If a broker-dealer could comply with the proposed amendments, which we think are unworkable, it would have to employ a risk analyst and retain special legal counsel. Such experts charge in the neighborhood of $300 an hour plus reimbursement of out of pocket. It should be possible to employ an acceptable full time in-house analyst at the equivalent of around $150 to $175 an hour. However, to save money by using in-house as opposed to outside special legal counsel would not be feasible in our opinion. We believe that a minimum of due diligence for any listing would be 8 hours, and many listings would require days of work. Our realistic estimate, including continuing follow on coverage, would be 12 hours on average.
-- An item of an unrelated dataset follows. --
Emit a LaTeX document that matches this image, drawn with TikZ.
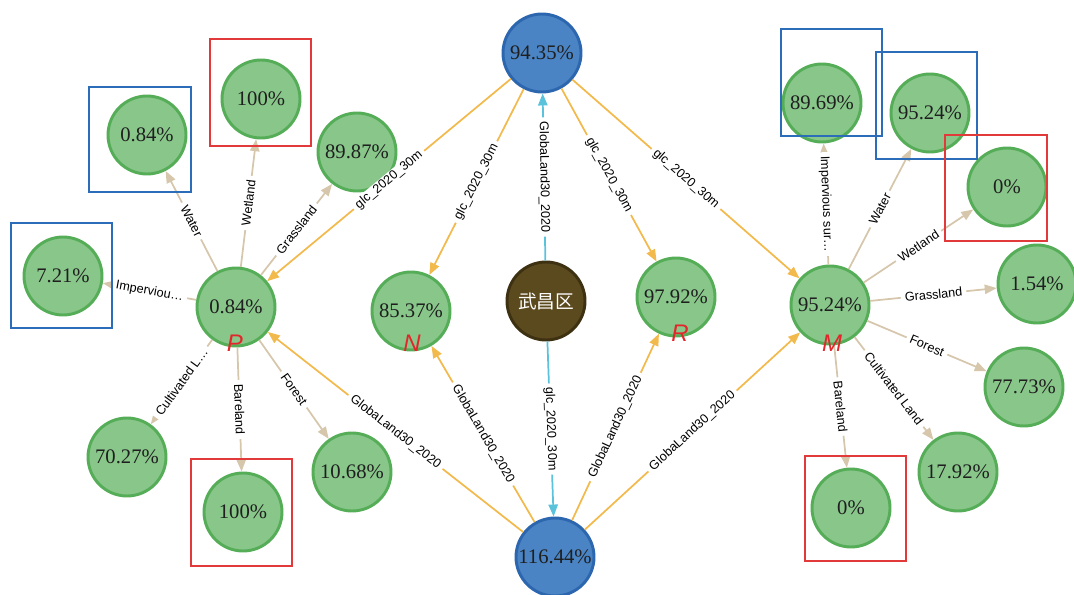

The number of review listings subject to the reproposal is likely to be higher than the reproposl's estimate because the Pink Sheets has announced that it is converting from static to real time in the near future. This will result in a greater number of priced quotations. Our guess is that Pink Sheets priced quotations will increase to the same level prevailing for OTBB securities over a period of time.
Using the reproposal's numbers and incorporating our modifications, the costs increase from $5.7 million to $71.5 million per annum. Over and above these immediate costs, the reproposal has not factored in the costs of litigation. Broker-dealers, no matter how carefully they are, will be blind sided and be sued and lose. Litigation is expensive, and the damage awards can be very high.
As indicated above, we think that the reproposal is totally unworkable. The proposed regulations therein are confused, vague and contradictory and create a huge legal exposure for the broker-dealer. As a result, we think that the dealer microcap market will be destroyed. This may not happen immediately. More likely, the melt down will occur when a broker dealer loses the landmark "deep pocket" lawsuit arising from the proposed changes.
Nowhere in the reproposal is any consideration given to such a scenario occurring and to the resulting costs to investors other than the victims of microcap fraud activities. Surely, the destruction of the dealer microcap market is going to cost investors' money and would make it extremely difficult for investors to take tax losses. No dealer market means opaque markets and lower prices. Extrapolating from OTBB and Pink Sheets data, the relevant annual volume of microcap securities appears to aggregate $27 billion. Based on our discussions with knowledgeable broker-dealers and based on our experience, the absence of a dealer market would cause a minimum 10% reduction in price realization. This is a very conservative assumption given the fact that low price stocks are quoted at larger percentage spreads. Thus, investors will incur an added cost of $2.7 billion per annum.
Capital Formation: The reproposal states: "the reproposal should have a beneficial impact on capital formation because microcap fraud ultimately increases the costs of raising capital for legitimate smaller issuers. Investors may be less willing to commit their resources if they are concerned about fraudulent activities in OTC securities." We don't agree. It will be much more costly for microcaps to raise capital if the dealer market for microcaps disappears. No dealer market means no transparency, much lower bids and offers, and, most importantly, a complete lack of investor interest. Microcaps needing to raise money may have no recourse but to sell out to the financing source. This does not bode well for the entrepreneurial business model.
Finally, nowhere in the reproposal is any consideration given to another type of capital formation that would be destroyed by the reproposal. Contrary to reproposal's view that spin offs, shells and related assets and tax benefits are dirty words associated purely with microcap fraud, a part of the microcap market is a cauldron for recycling assets into new capital formation. In this specific area of the microcap market, there are hundreds of millions of dollars of salvageable assets awaiting recycling. Very smart people work very hard to convert these assets into liquid capital and earning power. By way of example, two asset recycling exercises that have worked out on an exceptional basis are Leucadia which arose from the James Talcott shell and Vornado Realty Trust from the Two Guys from Harrison disaster.
Benefits: The reproposal states that the benefit of the proposed changes would be the reduction of microcap fraud but has withheld empirical data concerning the amount that defrauded investors would save. Before causing huge increases in costs and billions of losses to investors, it is appropriate to request that the SEC quantify the savings to defrauded investors. It is our speculation that such savings (benefits) would represent only a small percentage of the costs.